A 'cat' moment is the moment that a connection is discovered within a group of disparate objects and the discovery of this connection allows new connections to be discovered and a new view of the world to form. It is very similar to an eureka moment or an epiphany. Perhaps it can best be explained by the example that gives the 'cat' moment its name.

In a kindergarten classroom somewhere in the English speaking world, a teacher writes three letters on a blackboard:

## C A T

"What letter is this?" the teacher asks, pointing to the C.

"Cee!" shout the kids.

Class: "Ay!"

Teacher: "Excellent! And this one?"

Class: "Tee!"

Teacher: "Very good, class. Now let's make the sound of these letters! What's the 'C' sound like?"

Class: "Cah!"

Teacher: "...and this one?"

Class: "Ahh!"

Teacher: "...and this?"

Class: "Tuh!"

Teacher: "Excellent! Now, say them as I point to them. Ready? Here we go!"

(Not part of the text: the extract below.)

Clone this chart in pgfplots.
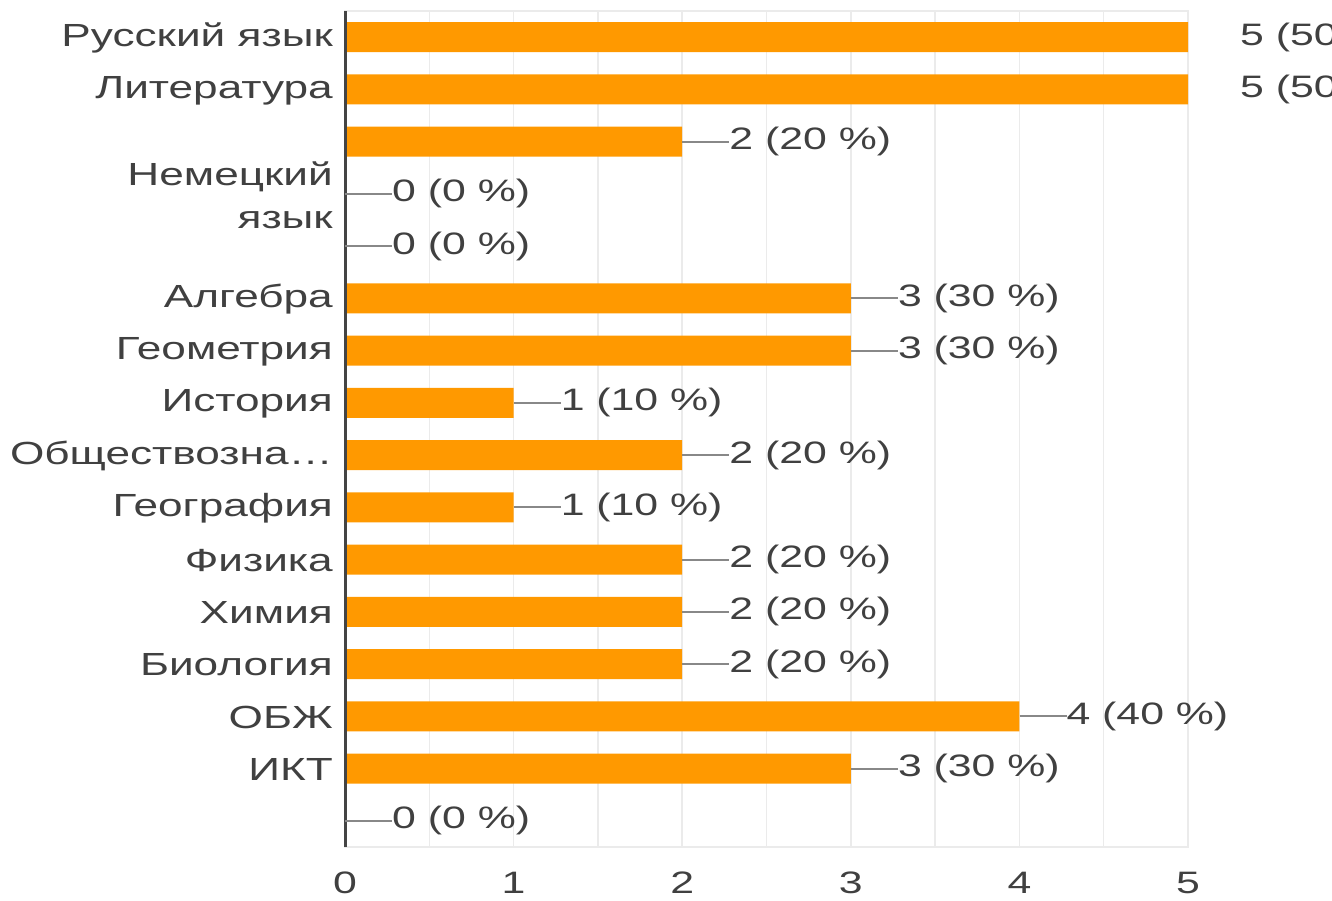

Class: "Cah, ahh, tuh. Caa, ahh, tuh. Caa-ahh-tuh. Caa-ahh-tuh."

Suddenly a boy in the front row shouts "cat!" and the universe stops for him. The hair on his neck stands on end as he realizes a profound truth. These letters, these squiggles on the blackboard in the shape of C, A and T actually reference an object in the physical world. This set of letters and sounds called "the alphabet" is actually a representation of any word in the world. A storable, saveable concept of thought. New meaning is found and the boy is enlightened. For a tiny instant he feels at one with the entire universe in the elation of his 'cat' moment.

The feeling fades quickly and the world is normal again, but the insight gained in that moment will stay with the boy for the rest of his life.

So long as we continue thinking, observing, asking questions and learning, we will have 'cat' moments throughout our entire lives. The first 'cat' moment I can remember was learning that counting objects in groups of two or five could be done the same way as counting objects one at a time. My most recent 'cat' moment occured when I understood how the fork() computer command works. There is nothing like a good 'cat' moment to remind you that the universe is full of wonder.

Dedicated to my Grade 12 physics teacher Ms. Toblan and my kindergarten teacher Mrs. Fish.